When modifying a connector's performance path — Re-run the benchmark and append a new dated section to the results file. This includes changes to batching, buffering, connection handling, serialization, or any code that sits in the hot path.
When re-running an existing benchmark — Always append (don't replace) so we can track performance over time. Include the date, PR link, and what changed since the last run.
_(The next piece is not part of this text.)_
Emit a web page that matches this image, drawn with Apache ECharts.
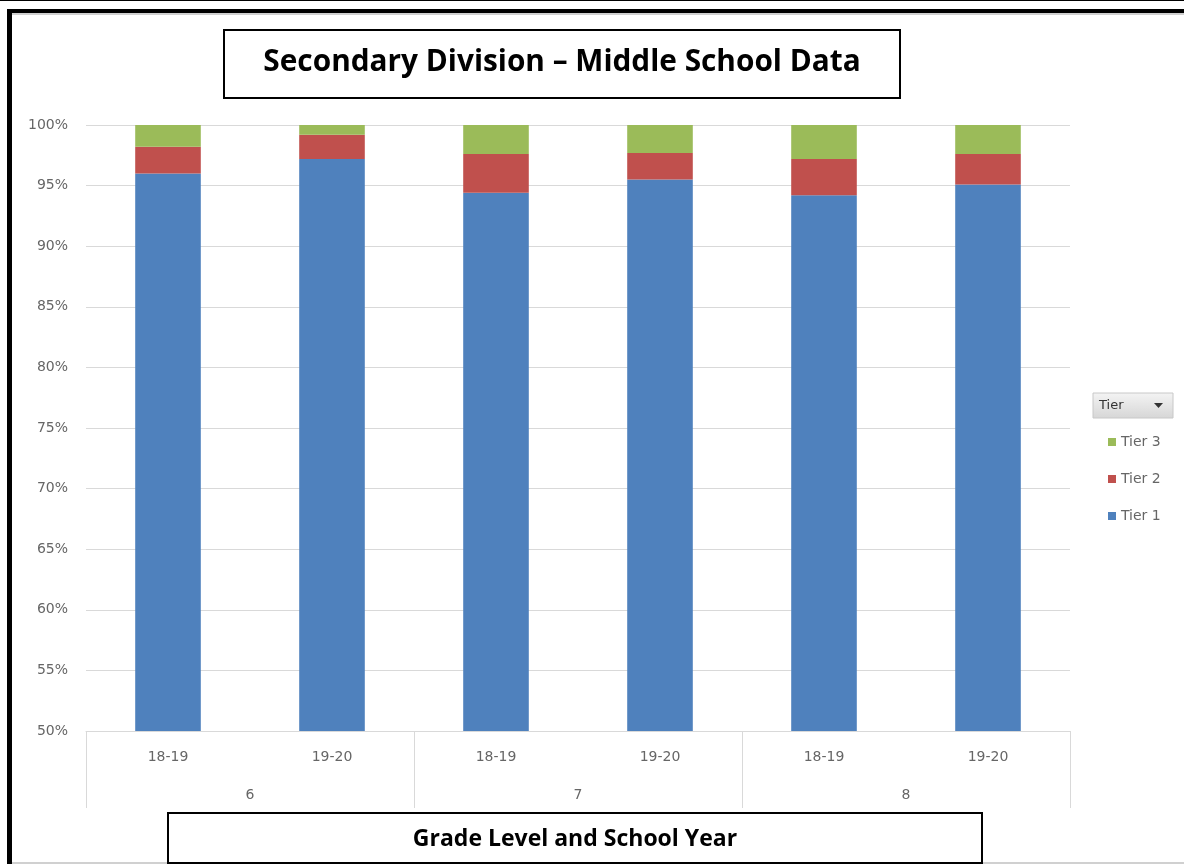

During code review — The /review skill includes a benchmarking check. It will flag PRs that add or modify bench/ directories without updating results files, and PRs that include throughput numbers in the description without recording them in docs/benchmark-results/. It will also note when performance-critical connector changes may warrant a benchmark re-run.
For unit-level benchmarks of internal components (serialization, conversion, etc.), use standard Go testing.B benchmarks in *_test.go files. Use b.ReportMetric() to report domain-specific metrics (e.g. spans/sec) and b.ReportAllocs() for allocation tracking:
func BenchmarkConvert(b *testing.B) {
// setup...
b.ReportAllocs()
for b.Loop() {
// operation under test
}
b.ReportMetric(float64(itemCount)/b.Elapsed().Seconds(), "items/sec")
}
These are complementary to the integration-level benchmarks described above and are useful for isolating performance of specific code paths.